'Guilty until I prove I'm innocent': Homeowners frustrated by vacant unit tax rollout

Vanier resident Tom Ryan holds the letter he received in November alerting him about the vacant unit tax. He's one of several Ottawans who've expressed concerns about the new tax — specifically the fact homeowners have to declare it doesn't apply to them. (Kimberley Molina/CBC - image credit)
Vanier resident Tom Ryan holds the letter he received in November alerting him about the vacant unit tax. He's one of several Ottawans who've expressed concerns about the new tax — specifically the fact homeowners have to declare it doesn't apply to them. (Kimberley Molina/CBC - image credit)

Some Ottawa homeowners and landlords are expressing frustration and confusion over a new tax they could have to pay — unless they opt out by checking a box.

City council passed the vacant unit tax last spring, in an effort to increase affordable housing by cracking down on livable homes that may be sitting empty for six months or more a year.

The tax doesn't apply to someone's principal residence, yet homeowners who forget to check the box by mid-March each year risk paying a $250 late fee — which is being waived for 2023 — or possibly thousands of dollars in taxes, equivalent to one per cent of a property's assessed value.

Tom Ryan wasn't impressed when a letter arrived in his mailbox in November.

"They're imposing a rule on us, when my interpretation of our justice system is you're innocent until proven guilty. And this is an implication that I'm guilty until I prove I'm innocent," said the Vanier resident, who's owned his home since the early 1990s.

This letter went out to homeowners in November. The city plans to send another in January.

Ryan is one of several residents CBC heard from who are voicing concerns about the implementation of the new tax.

He said he agrees with its ultimate goal, but not the implementation, known as negative option billing.
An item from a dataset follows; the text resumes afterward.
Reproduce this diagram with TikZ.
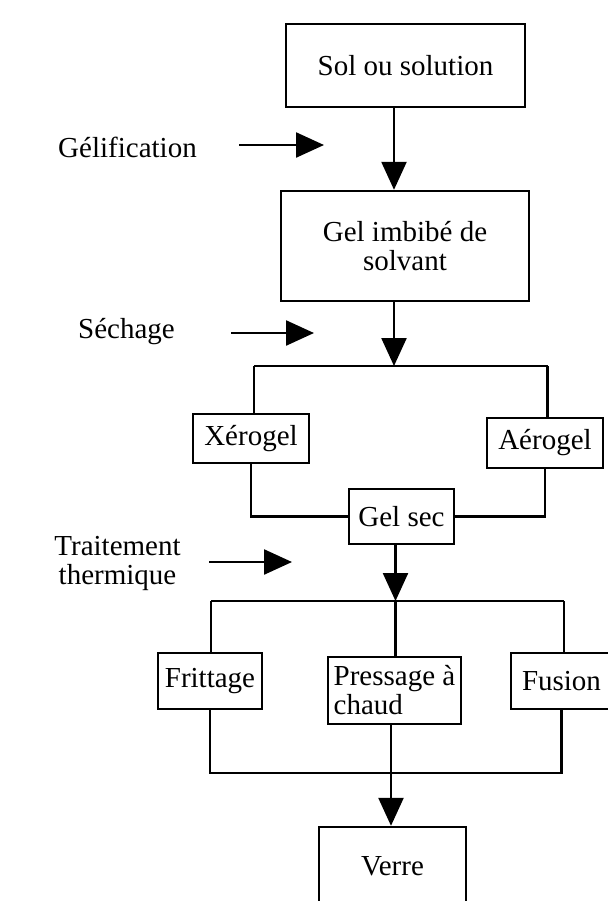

He believes the city should rely on data from utility bills instead to determine if a home is vacant.

'Death by one thousand cuts'

It's a sentiment shared by the Ottawa Small Landlords Association.

Founder Tony Miller said they support the overarching goal as well but believe it's flawed as much of what it hopes to achieve is already covered by other municipal, provincial and federal laws.

That includes both Ottawa's short-term rental bylaw and the provincial foreign homebuyers tax, he said.

"One landlord told me it's death by one thousand cuts," Miller said. "And that's the impact that all these bylaws are having."

Kate Porter/CBC
Kate Porter/CBC

Vancouver implemented a one-per-cent tax in 2017 that's gradually increased since then. It's brought in $32 million for affordable housing and "returned" more than 4,000 homes to locals.

Toronto will introduce a similar tax this year, with Hamilton following suit in 2024.

In addition to not covering principal residences, Ottawa's tax has other exemptions, including for homeowners who've died or are in hospitals or long-term care homes.

The city expects to bring in $25 million in net revenue over the first five years, with the money meant to help fund affordable housing units.

'No magic bullets'

Some experts say Ottawa's housing landscape can't be compared to those larger cities.

"This is a drop in the proverbial bucket," said Ian Lee, an associate professor at Carleton University's Sprott School of Business.

"If all the alleged empty units vanished, were rented, it would barely move the needle. It would barely show up statistically in terms of the shortfall in units in Canada."

Carolyn Whitzman, a housing policy adviser in Ottawa, said that while Vancouver's tax freed up a number of condo units, there are "no magic bullets."

"It's not going to be a revenue stream that's going to lead to, you know, thousands upon thousands of affordable units. But it's one of the mechanisms that cities are looking at."

What Ottawa does have, she said, is a lot of government-owned land — much of it close to LRT — that can be used to build affordable housing.

Melanie Campeau/CBC
Melanie Campeau/CBC

Delay suggested

In December, Orléans East-Cumberland Coun. Matthew Luloff raised the idea of delaying the tax for one year, saying people are "confused" and "upset."

"I've got residents that are caring for somebody who's on the tax roll who has dementia, who doesn't understand what's going on, who doesn't understand why they're being taxed," Luloff told council.

Bay Ward Coun. Theresa Kavanagh said she supported the tax after hearing a "significant" number of complaints from residents upset about the number of homes sitting empty and neglected.

But she said she also understands the fear and confusion surrounding the tax. And with the first notices only going out in November, it's been a learning process, she said — both for residents and the city.

"I don't want to see people inadvertently punished for just forgetting or other things like that," she said. "I want to make sure this goes as smoothly as possible."